Es una ciudad de belleza extrovertida que, sin el más mínimo rubor, enseña sus secretos como una mujer desnuda. Es una ciudad presumida y maquillada con corazón de mujer, ya que no me imagino rasgos masculinos en su paisaje. Se convierte en una ciudad siempre a punto de salir del sueño en el que te atrapa, en el que navegas embriagado de hermosura y melancolía y del que nunca quisieras despertar.

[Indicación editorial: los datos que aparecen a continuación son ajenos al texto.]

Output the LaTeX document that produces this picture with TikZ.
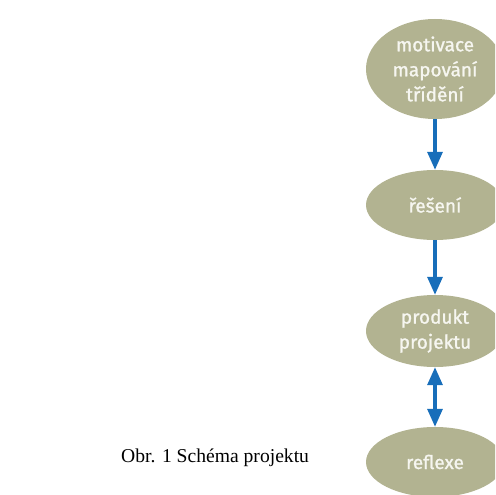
\documentclass[tikz,border=0pt]{standalone}
\usepackage{fontspec}
\setmainfont{Liberation Serif}
\newfontfamily\nodefont[FakeBold=1.2]{Fira Sans}
\usetikzlibrary{shapes.geometric,arrows.meta}
\definecolor{olive}{RGB}{178,179,145}
\definecolor{arrblue}{RGB}{24,110,186}
\definecolor{txtw}{RGB}{246,246,240}
\tikzset{
  oval/.style={ellipse, fill=olive, draw=none, inner sep=0pt, minimum width=138pt,
    align=center, text=txtw, font=\nodefont\fontsize{19pt}{25pt}\selectfont},
  arr/.style={draw=arrblue, line width=3.2pt, -{Triangle[length=18pt,width=15pt]}},
  darr/.style={draw=arrblue, line width=3.2pt, {Triangle[length=18pt,width=15pt]}-{Triangle[length=18pt,width=15pt]}}
}
\begin{document}
\begin{tikzpicture}[x=1pt,y=-1pt]
\useasboundingbox (0,0) rectangle (495,495);
\clip (0,0) rectangle (495,495);
\node[oval, minimum height=100pt] (e1) at (435,69) {motivace\\mapování\\třídění};
\node[oval, minimum height=70pt] (e2) at (435,205) {řešení};
\node[oval, minimum height=72pt] (e3) at (435,331) {produkt\\projektu};
\node[oval, minimum height=70pt] (e4) at (435,462) {reflexe};
\draw[arr] (e1) -- (e2);
\draw[arr] (e2) -- (e3);
\draw[darr] (e3) -- (e4);
\node[anchor=base west, inner sep=0pt, font=\fontsize{19.6pt}{23pt}\selectfont] (cap) at (121,462) {Obr. 1 Schéma projektu};
\end{tikzpicture}
\end{document}
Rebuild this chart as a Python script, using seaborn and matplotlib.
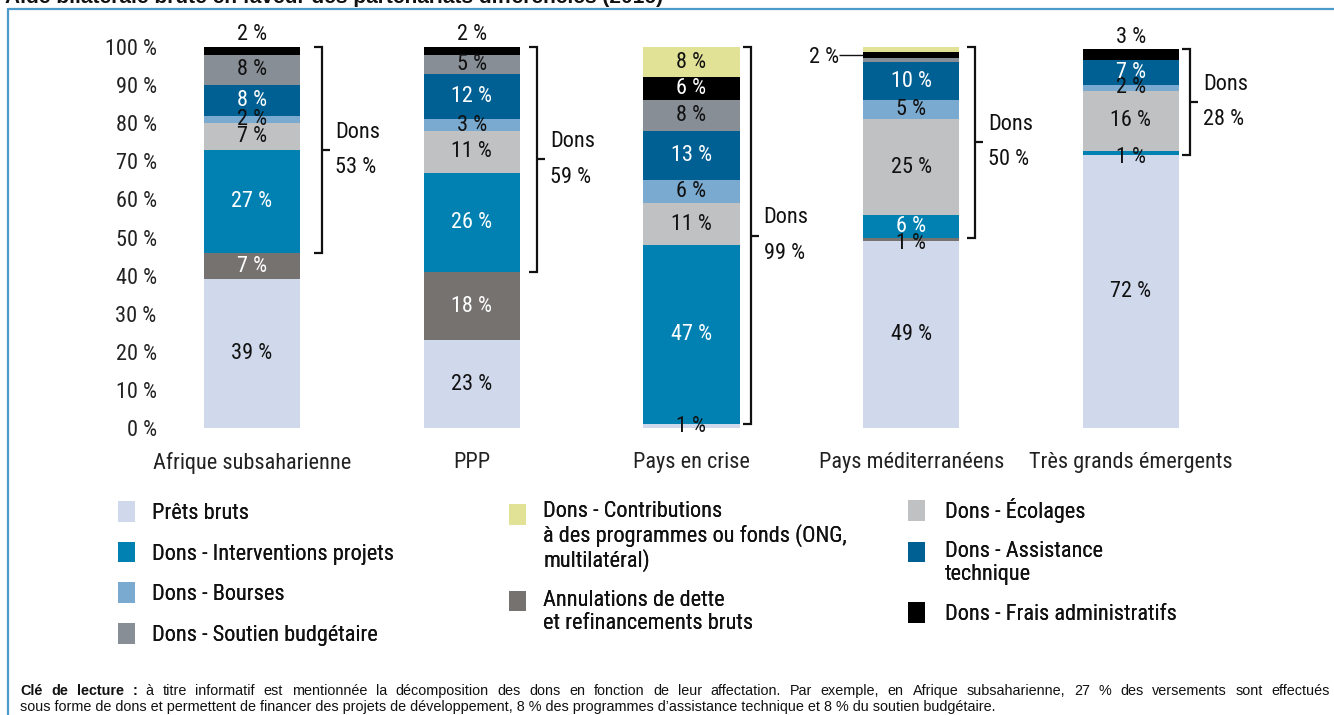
import matplotlib
matplotlib.use("Agg")
import matplotlib.pyplot as plt
import seaborn as sns
import numpy as np
import pandas as pd
from matplotlib.patches import Patch, Rectangle
from matplotlib.lines import Line2D
from matplotlib.legend_handler import HandlerPatch

# ---------------- data ----------------
categories = ["Afrique subsaharienne", "PPP", "Pays en crise",
              "Pays méditerranéens", "Très grands émergents"]
prets = [39, 23, 1, 49, 71.7]
annulations = [7, 18, 0, 1, 0]
projets = [27, 26, 47, 6, 1.0]
ecolages = [7, 11, 11, 25, 15.8]
bourses = [2, 3, 6, 5, 1.5]
assistance = [8, 12, 13, 10, 6.6]
soutien = [8, 5, 8, 1.2, 0]
frais = [2, 2, 6, 1.6, 2.8]
contributions = [0, 0, 8, 1.2, 0]
dons_totaux = [53, 59, 99, 50, 28]
yticks = list(range(0, 101, 10))
ytick_labels = [f"{t} %" for t in yticks]

series_names = [
    "Prêts bruts",
    "Annulations de dette\net refinancements bruts",
    "Dons - Interventions projets",
    "Dons - Écolages",
    "Dons - Bourses",
    "Dons - Assistance\ntechnique",
    "Dons - Soutien budgétaire",
    "Dons - Frais administratifs",
    "Dons - Contributions\nà des programmes ou fonds (ONG,\nmultilatéral)",
]
series_vals = [prets, annulations, projets, ecolages, bourses, assistance,
               soutien, frais, contributions]
colors = ["#d0d9ec", "#75726f", "#0081b1", "#c0c1c3", "#7aaad0",
          "#006093", "#878e96", "#000000", "#e1e296"]
dark = [False, True, True, False, False, True, False, True, False]

# ---------------- style ----------------
sns.set_style("white")
plt.rcParams["font.family"] = ["Roboto Condensed", "Liberation Sans", "DejaVu Sans"]
plt.rcParams["text.color"] = "#111111"
FS = 16

W, H = 1334, 715
fig = plt.figure(figsize=(W / 100, H / 100), dpi=100)

L, R = 165, 1250
Y0, YT = 428, 27
ppu_y = 3.81
ax = fig.add_axes([L / W, 1 - Y0 / H, (R - L) / W, (Y0 - YT) / H])

vals = np.array(series_vals, dtype=float)
cum = np.cumsum(vals, axis=0)

for i in range(len(series_vals) - 1, -1, -1):
    df = pd.DataFrame({"cat": categories, "v": cum[i]})
    sns.barplot(data=df, x="cat", y="v", order=categories, color=colors[i],
                saturation=1, width=0.437, linewidth=0, ax=ax)

spacing = 219.75
ax.set_xlim(-(252 - L) / spacing, 4 + (R - 1131) / spacing)
ax.set_ylim(0, (Y0 - YT) / ppu_y)
for s in ax.spines.values():
    s.set_visible(False)
ax.set_yticks(yticks)
ax.set_yticklabels(ytick_labels)
ax.tick_params(axis="both", length=0, labelsize=FS, colors="#222222")
ax.tick_params(axis="y", pad=6)
ax.tick_params(axis="x", pad=17)
ax.set_xlabel("")
ax.set_ylabel("")

px = 1.0 / spacing  # data units per pixel (x)
half_w = 0.437 / 2

# ---------------- value labels ----------------
for j in range(len(categories)):
    last_nonzero = max(i for i in range(len(series_vals)) if vals[i, j] > 0)
    for i in range(len(series_vals)):
        v = vals[i, j]
        if v <= 0:
            continue
        bottom = cum[i, j] - v
        txt = f"{v:.0f} %"
        if i >= 4 and v < 1.5:
            continue
        if i == 7 and v <= 3 and i == last_nonzero:
            ax.text(j, cum[i, j] + 0.4, txt, ha="center", va="bottom",
                    fontsize=FS)
            continue
        if i == 7 and v < 2:
            yc = bottom + v / 2
            x_left = j - half_w
            ax.plot([x_left - 24 * px, x_left], [yc, yc], color="#111111",
                    lw=1.0, solid_capstyle="butt")
            ax.text(x_left - 24 * px, yc - 0.8, txt, ha="right", va="center",
                    fontsize=FS)
            continue
        col = "white" if (dark[i] and v >= 3) else "#111111"
        dy = -1.2 if (i in (1, 2) and v < 2) else 0
        ax.text(j, bottom + v / 2 + dy, txt, ha="center", va="center",
                fontsize=FS, color=col)

# ---------------- brackets ----------------
bracket_off_px = [22, 17, 11, 16, 11]
tick_px = 8
for j in range(len(categories)):
    xb = j + half_w + bracket_off_px[j] * px
    y_lo = prets[j] + annulations[j]
    y_hi = cum[-1, j]
    ax.plot([xb - tick_px * px, xb, xb, xb - tick_px * px],
            [y_hi, y_hi, y_lo, y_lo], color="#111111", lw=1.6,
            solid_joinstyle="miter", solid_capstyle="butt")
    ym = (y_lo + y_hi) / 2
    ax.plot([xb, xb + tick_px * px], [ym, ym], color="#111111", lw=1.6,
            solid_capstyle="butt")
    ax.text(xb + 13 * px, ym, f"Dons\n{dons_totaux[j]} %", ha="left",
            va="center", fontsize=FS, linespacing=1.9)

# ---------------- legend ----------------
LS = 1.12


def make_handler(nlines):
    shift = (nlines - 1) / 2 * FS * 1.02

    def f(legend, orig_handle, xdescent, ydescent, width, height, fontsize):
        return Rectangle((-xdescent, -ydescent + shift), width, height)
    return HandlerPatch(patch_func=f)


handles = [Patch(facecolor=c, edgecolor="none") for c in colors]
cols = [[0, 2, 4, 6], [8, 1], [3, 5, 7]]
anchors = [(118, 501), (509, 501), (908, 498)]
for idx, (col, (axx, ayy)) in enumerate(zip(cols, anchors)):
    hmap = {handles[k]: make_handler(series_names[k].count("\n") + 1) for k in col}
    leg = fig.legend([handles[k] for k in col], [series_names[k] for k in col],
                     loc="upper left", bbox_to_anchor=(axx / W, 1 - ayy / H),
                     frameon=False, fontsize=FS, borderpad=0, borderaxespad=0,
                     handlelength=0.77, handleheight=1.05,
                     handletextpad=0.77 if idx < 2 else 0.9,
                     labelspacing=0.8, handler_map=hmap)
    for t in leg.get_texts():
        t.set_linespacing(LS)
    fig.add_artist(leg)

# ---------------- frame, title, note ----------------
frame_col = "#4b9ac7"
fig.add_artist(Line2D([8 / W, 8 / W], [0, 1 - 9 / H], transform=fig.transFigure,
                      color=frame_col, lw=1.6))
fig.add_artist(Line2D([8 / W, 1], [1 - 9 / H, 1 - 9 / H], transform=fig.transFigure,
                      color=frame_col, lw=1.6))
fig.text(5 / W, 1 - 3 / H,
         "Aide bilatérale brute en faveur des partenariats différenciés (2016)",
         ha="left", va="baseline", fontsize=15, fontweight="bold",
         family=["Liberation Sans", "DejaVu Sans"])

note_font = ["Liberation Sans", "DejaVu Sans"]
NFS = 10.4
renderer = fig.canvas.get_renderer()
bold_words = ["Clé", "de", "lecture", ":"]
line1 = ("à titre informatif est mentionnée la décomposition des dons en fonction "
         "de leur affectation. Par exemple, en Afrique subsaharienne, 27 % des "
         "versements sont effectués").split(" ")
words = [(w, "bold") for w in bold_words] + [(w, "normal") for w in line1]
widths = []
for w, wt in words:
    t = fig.text(0, 0, w, fontsize=NFS, fontweight=wt, family=note_font)
    widths.append(t.get_window_extent(renderer).width)
    t.remove()
x_start, x_end = 20, 1330
gap = (x_end - x_start - sum(widths)) / (len(words) - 1)
xcur = x_start
for (w, wt), wd in zip(words, widths):
    fig.text(xcur / W, 1 - 695 / H, w, ha="left", va="baseline", fontsize=NFS,
             fontweight=wt, family=note_font)
    xcur += wd + gap
fig.text(20 / W, 1 - 711 / H,
         "sous forme de dons et permettent de financer des projets de développement, "
         "8 % des programmes d’assistance technique et 8 % du soutien budgétaire.",
         ha="left", va="baseline", fontsize=NFS, family=note_font)

fig.savefig("out.png", dpi=100)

La Venezia nocturna es una ciudad diferente. Se vuelve silenciosa entre las sombras y su belleza se llena de misterio. Agobiada por enjambres de turistas que la asaltan durante las horas del día, su noche se torna surrealista, casi desierta de figuras humanas, recordándome un cuadro de Delvaux. Es una ciudad extremadamente silenciosa, donde se aprecian los sonidos ocultos durante el día, como el rumor del agua golpeando la piedra de un palacio en un canal apartado. Es una ciudad oscura, de luces muy tenues y aisladas, donde el paseo aun cobra mayor áurea de magia, donde su vanidad se vuelve íntima, casi cercana. El eco de unos pasos que se acercan tras una esquina umbría, resuenan sobre otros sonidos de silencio. La ciudad se llena de matices, aparecidos por sorpresa para hacer que las horas se mueran más despacio, embargadas por una sentimentalidad que roza lo abrumador.